What is Fly Fishing?


WhatisFlyfishing

There are indications that European fly fishing may be 2000 years old, but the first definite reference was by Claudius Aelianus in 200 A.D. He described how in parts of Macedonia, anglers caught ‘speckled fish’ (trout) by wrapping feathers and thread around a small hook to imitate a flying insect.

References to sea anglers fishing with colourful feathers bound to a hook to represent a baitfish are equally ancient.

For many centuries, artificial imitations of natural flies continued to be fished using very long wooden rods, with a short line twisted from horsetail hair and tied to the rod tip. In Japan, the same technique began independently at least 430 years ago, involving much lighter rods of bamboo.

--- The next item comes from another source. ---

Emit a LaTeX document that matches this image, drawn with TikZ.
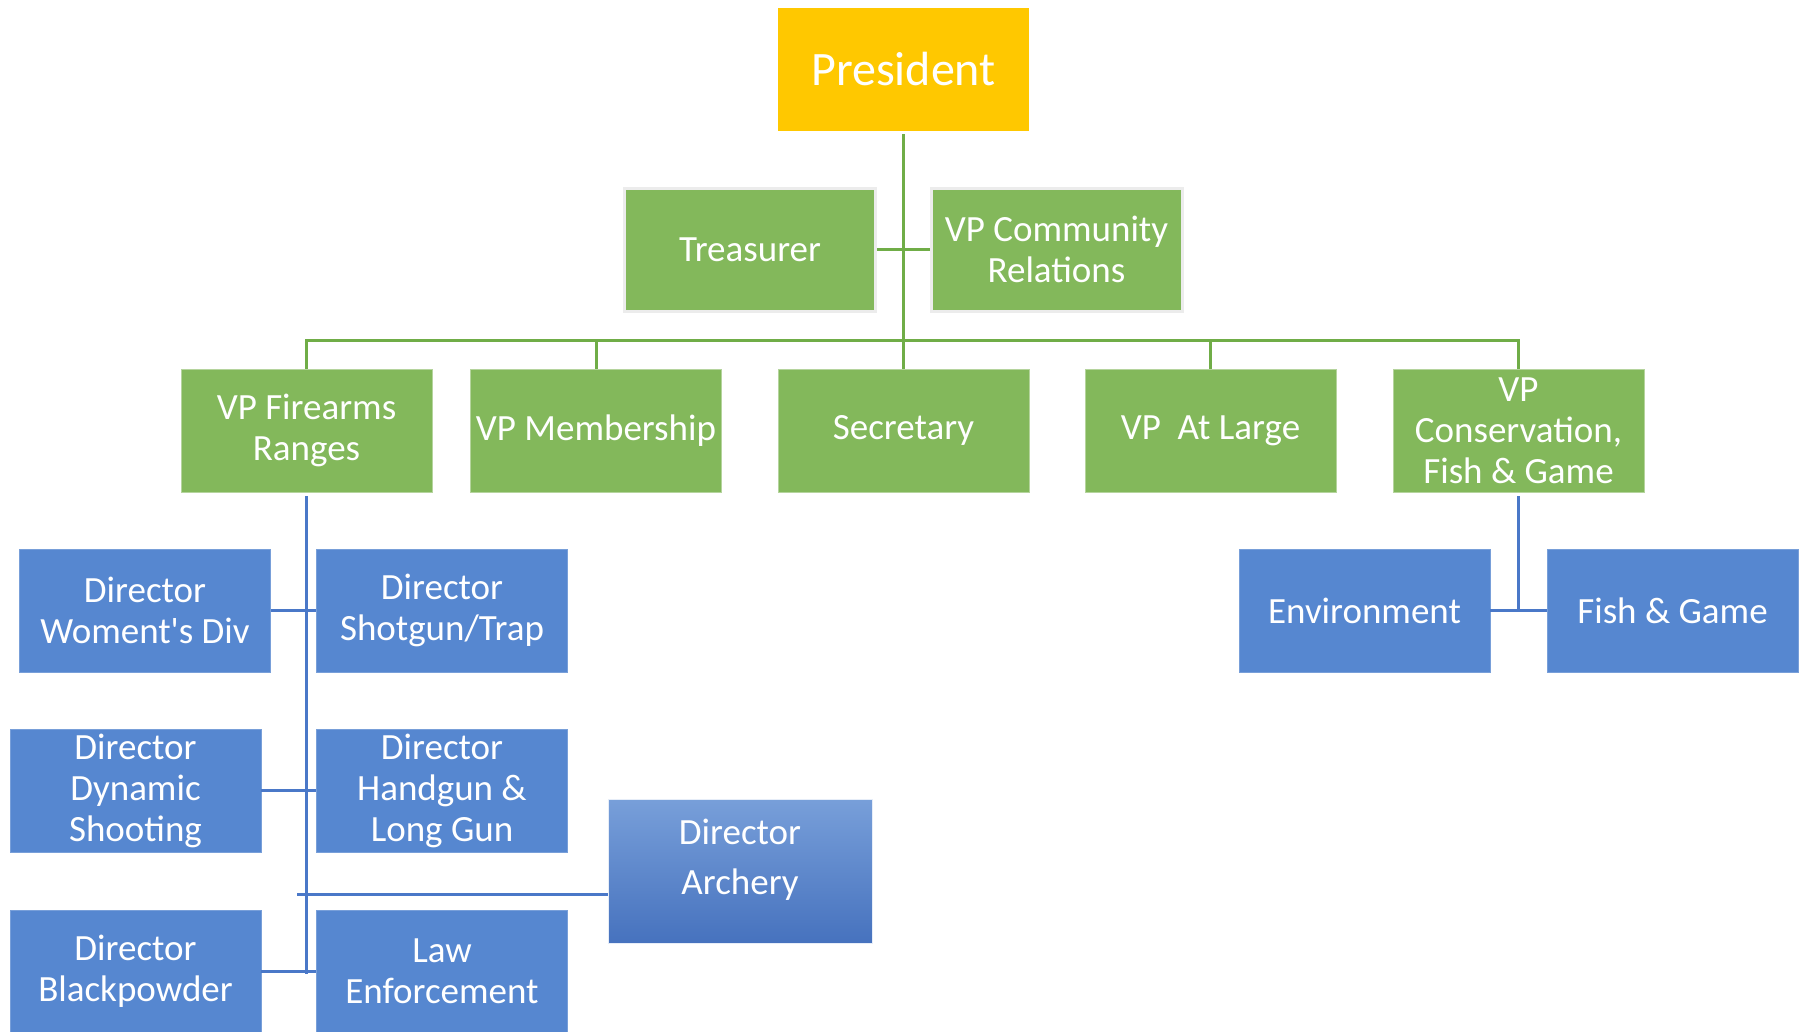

European anglers did not begin to use reels until the 18th century. The 19th century brought heavy tapered lines plaited from silk—linked to the fly by a short length of silkworm gut—and relatively light flexible rods tapered from split segments of cane. This allowed the fly to be thrown a much greater distance.
Advances in fly construction also brought an explosion of interest in fishing the ‘dry’ (floating) fly, as opposed to fishing a ‘wet’ (sunken) fly. Some anglers also began to use heavier fly fishing tackle to catch various saltwater species on large wet flies mainly imitating small fish.

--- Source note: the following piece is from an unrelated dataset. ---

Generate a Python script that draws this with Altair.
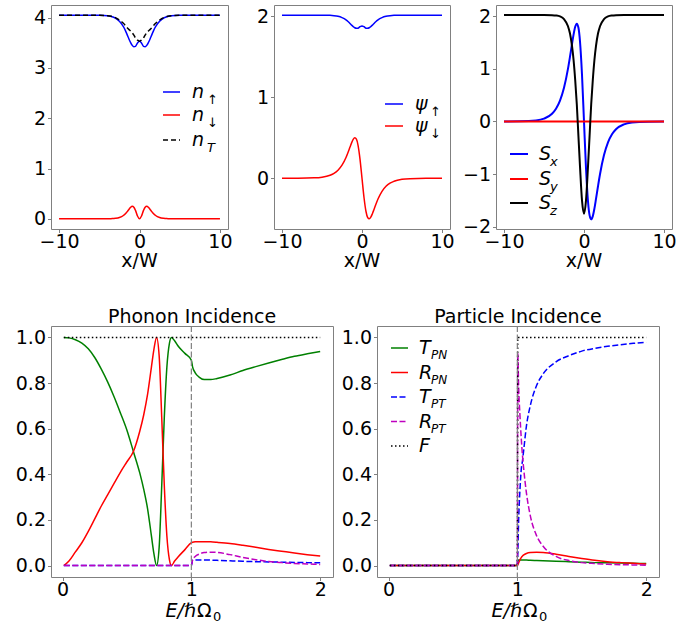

The 20th century delivered rods of hollow fibreglass and hollow carbon fibre, synthetic floating and sinking lines, and ‘leaders’ (the last link to the fly) of fine clear nylon. As a result of these gradual innovations, fly fishing evolved as a mechanically distinctive form of angling. Instead of the weight being in the bait or lure or float or sinker, the relatively weightless fly is driven by the weight of the line and the back and forth rhythm of the rod.

Today, fly fishing is practised in both fresh and salt water to catch a very wide range of fish. However, many anglers still rate the sport’s most distinctive thrill as the moment when a trout rises to take their fly from the surface.